╭─ Data lines

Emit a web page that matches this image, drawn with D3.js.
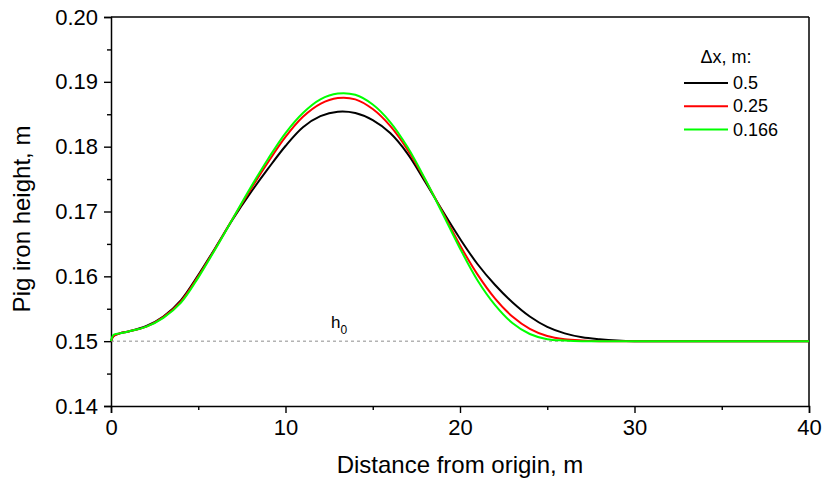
<!DOCTYPE html>
<html>
<head>
<meta charset="utf-8">
<script src="https://cdn.jsdelivr.net/npm/d3@7"></script>
<style>
  body { margin: 0; background: #fff; }
  svg text { font-family: "Liberation Sans", Arial, sans-serif; fill: #000; }
</style>
</head>
<body>
<div id="chart"></div>
<script>
// values (distance in m, height in m)
var distance = [0, 0.15, 0.5, 1, 2, 3, 4, 5, 6, 7, 8, 9, 10, 11, 12, 13, 14, 15, 16, 17, 18, 19, 20,
    21, 22, 23, 24, 25, 26, 27, 28, 29, 30, 32, 35, 40];

var h_05 = [0.1500, 0.1508, 0.1512, 0.1515, 0.1523, 0.1538, 0.1563, 0.1602, 0.1645, 0.1689, 0.1729,
    0.1766, 0.1801, 0.1830, 0.1847, 0.1854, 0.1852, 0.1841, 0.1821, 0.1789, 0.1746, 0.1701, 0.1658,
    0.1619, 0.1587, 0.1560, 0.1538, 0.1522, 0.1512, 0.1506, 0.1503, 0.1501, 0.1500, 0.1500, 0.1500, 0.1500];

var h_025 = [0.1500, 0.1508, 0.1512, 0.1515, 0.1522, 0.1537, 0.1561, 0.1600, 0.1644, 0.1690, 0.1734,
    0.1776, 0.1815, 0.1846, 0.1866, 0.1875, 0.1873, 0.1858, 0.1832, 0.1795, 0.1749, 0.1699, 0.1648,
    0.1603, 0.1566, 0.1538, 0.1519, 0.1508, 0.1503, 0.1501, 0.1500, 0.1500, 0.1500, 0.1500, 0.1500, 0.1500];

var h_0166 = [0.1500, 0.1510, 0.1512, 0.1515, 0.1522, 0.1536, 0.1559, 0.1598, 0.1643, 0.1690, 0.1737,
    0.1781, 0.1821, 0.1852, 0.1873, 0.1882, 0.1880, 0.1865, 0.1838, 0.1799, 0.1750, 0.1697, 0.1643,
    0.1594, 0.1556, 0.1528, 0.1511, 0.1503, 0.1501, 0.1500, 0.1500, 0.1500, 0.1500, 0.1500, 0.1500, 0.1500];

var seriesNames = ["0.5", "0.25", "0.166"];
var seriesColors = ["#000000", "#ff0000", "#00ff00"];
var seriesValues = [h_05, h_025, h_0166];

var h0 = 0.15;
var xTicks = [0, 10, 20, 30, 40];
var yTicks = [0.14, 0.15, 0.16, 0.17, 0.18, 0.19, 0.20];

var svgWidth = 829;
var svgHeight = 484;

var margin = { top: 17, right: 20, bottom: 78, left: 111 };
var width = svgWidth - margin.left - margin.right;
var height = svgHeight - margin.top - margin.bottom;

var svg = d3.select("#chart")
    .append("svg")
    .attr("width", svgWidth)
    .attr("height", svgHeight);

var chartGroup = svg.append("g")
    .attr("transform", `translate(${margin.left}, ${margin.top})`);

var xScale = d3.scaleLinear().domain([0, 40]).range([0, width]);
var yScale = d3.scaleLinear().domain([0.14, 0.20]).range([height, 0]);

// minor ticks first (shorter), then major with labels
chartGroup.append("g")
    .attr("transform", `translate(0, ${height})`)
    .call(d3.axisBottom(xScale).tickValues([5, 15, 25, 35]).tickSize(4).tickFormat(""))
    .call(g => g.select(".domain").remove());

chartGroup.append("g")
    .call(d3.axisLeft(yScale).tickValues([0.145, 0.155, 0.165, 0.175, 0.185, 0.195]).tickSize(4).tickFormat(""))
    .call(g => g.select(".domain").remove());

var xAxis = chartGroup.append("g")
    .attr("transform", `translate(0, ${height})`)
    .call(d3.axisBottom(xScale).tickValues(xTicks).tickSize(7).tickPadding(6).tickFormat(d3.format("d")));
xAxis.selectAll("text").attr("font-size", 22).attr("font-family", "Liberation Sans, Arial, sans-serif");

var yAxis = chartGroup.append("g")
    .call(d3.axisLeft(yScale).tickValues(yTicks).tickSize(7).tickPadding(6).tickFormat(d3.format(".2f")));
yAxis.selectAll("text").attr("font-size", 22).attr("font-family", "Liberation Sans, Arial, sans-serif");

chartGroup.selectAll(".tick line").attr("stroke-width", 1.4);
chartGroup.selectAll(".domain").attr("stroke-width", 1.5);

// top and right frame lines
chartGroup.append("line")
    .attr("x1", 0).attr("x2", width).attr("y1", 0).attr("y2", 0)
    .attr("stroke", "#000").attr("stroke-width", 1.5);
chartGroup.append("line")
    .attr("x1", width).attr("x2", width).attr("y1", 0).attr("y2", height)
    .attr("stroke", "#000").attr("stroke-width", 1.5);

// h0 reference line
chartGroup.append("line")
    .attr("x1", 0).attr("x2", width)
    .attr("y1", yScale(h0)).attr("y2", yScale(h0))
    .attr("stroke", "#8c8c8c")
    .attr("stroke-width", 1)
    .attr("stroke-dasharray", "3,3");

var h0Label = chartGroup.append("text")
    .attr("x", 220)
    .attr("y", yScale(h0) - 13)
    .attr("font-size", 17);
h0Label.append("tspan").text("h");
h0Label.append("tspan").text("0").attr("font-size", 12).attr("dy", 6);

var line = d3.line()
    .x((d, i) => xScale(distance[i]))
    .y(d => yScale(d))
    .curve(d3.curveCatmullRom.alpha(0.5));

seriesValues.forEach(function(vals, k) {
    chartGroup.append("path")
        .datum(vals)
        .attr("fill", "none")
        .attr("stroke", seriesColors[k])
        .attr("stroke-width", 2)
        .attr("d", line);
});

// legend
var legend = chartGroup.append("g")
    .attr("transform", `translate(${684 - margin.left}, ${63 - margin.top})`);

legend.append("text")
    .attr("x", 42)
    .attr("y", 0)
    .attr("text-anchor", "middle")
    .attr("font-size", 18)
    .text("\u0394x, m:");

seriesNames.forEach(function(name, k) {
    var yy = 20 + k * 23.3;
    legend.append("line")
        .attr("x1", 0).attr("x2", 44)
        .attr("y1", yy).attr("y2", yy)
        .attr("stroke", seriesColors[k])
        .attr("stroke-width", 2);
    legend.append("text")
        .attr("x", 49)
        .attr("y", yy + 6)
        .attr("font-size", 18)
        .text(name);
});

// axis titles
svg.append("text")
    .attr("x", margin.left + width / 2)
    .attr("y", 473)
    .attr("text-anchor", "middle")
    .attr("font-size", 24)
    .text("Distance from origin, m");

svg.append("text")
    .attr("transform", "translate(30, 219) rotate(-90)")
    .attr("text-anchor", "middle")
    .attr("font-size", 24)
    .text("Pig iron height, m");
</script>
</body>
</html>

╰─

* Directions for this task:
Your task is to restate word for word the lines from the top of the data to the line containing "0.1501, 0.1500, 0.1500, 0.1500, 0.1500, 0.1500, 0.1500];", both ends included, with every picture left out.

* The reply:
Emit a web page that matches this image, drawn with D3.js.
<!DOCTYPE html>
<html>
<head>
<meta charset="utf-8">
<script src="https://cdn.jsdelivr.net/npm/d3@7"></script>
<style>
  body { margin: 0; background: #fff; }
  svg text { font-family: "Liberation Sans", Arial, sans-serif; fill: #000; }
</style>
</head>
<body>
<div id="chart"></div>
<script>
// values (distance in m, height in m)
var distance = [0, 0.15, 0.5, 1, 2, 3, 4, 5, 6, 7, 8, 9, 10, 11, 12, 13, 14, 15, 16, 17, 18, 19, 20,
    21, 22, 23, 24, 25, 26, 27, 28, 29, 30, 32, 35, 40];

var h_05 = [0.1500, 0.1508, 0.1512, 0.1515, 0.1523, 0.1538, 0.1563, 0.1602, 0.1645, 0.1689, 0.1729,
    0.1766, 0.1801, 0.1830, 0.1847, 0.1854, 0.1852, 0.1841, 0.1821, 0.1789, 0.1746, 0.1701, 0.1658,
    0.1619, 0.1587, 0.1560, 0.1538, 0.1522, 0.1512, 0.1506, 0.1503, 0.1501, 0.1500, 0.1500, 0.1500, 0.1500];

var h_025 = [0.1500, 0.1508, 0.1512, 0.1515, 0.1522, 0.1537, 0.1561, 0.1600, 0.1644, 0.1690, 0.1734,
    0.1776, 0.1815, 0.1846, 0.1866, 0.1875, 0.1873, 0.1858, 0.1832, 0.1795, 0.1749, 0.1699, 0.1648,
    0.1603, 0.1566, 0.1538, 0.1519, 0.1508, 0.1503, 0.1501, 0.1500, 0.1500, 0.1500, 0.1500, 0.1500, 0.1500];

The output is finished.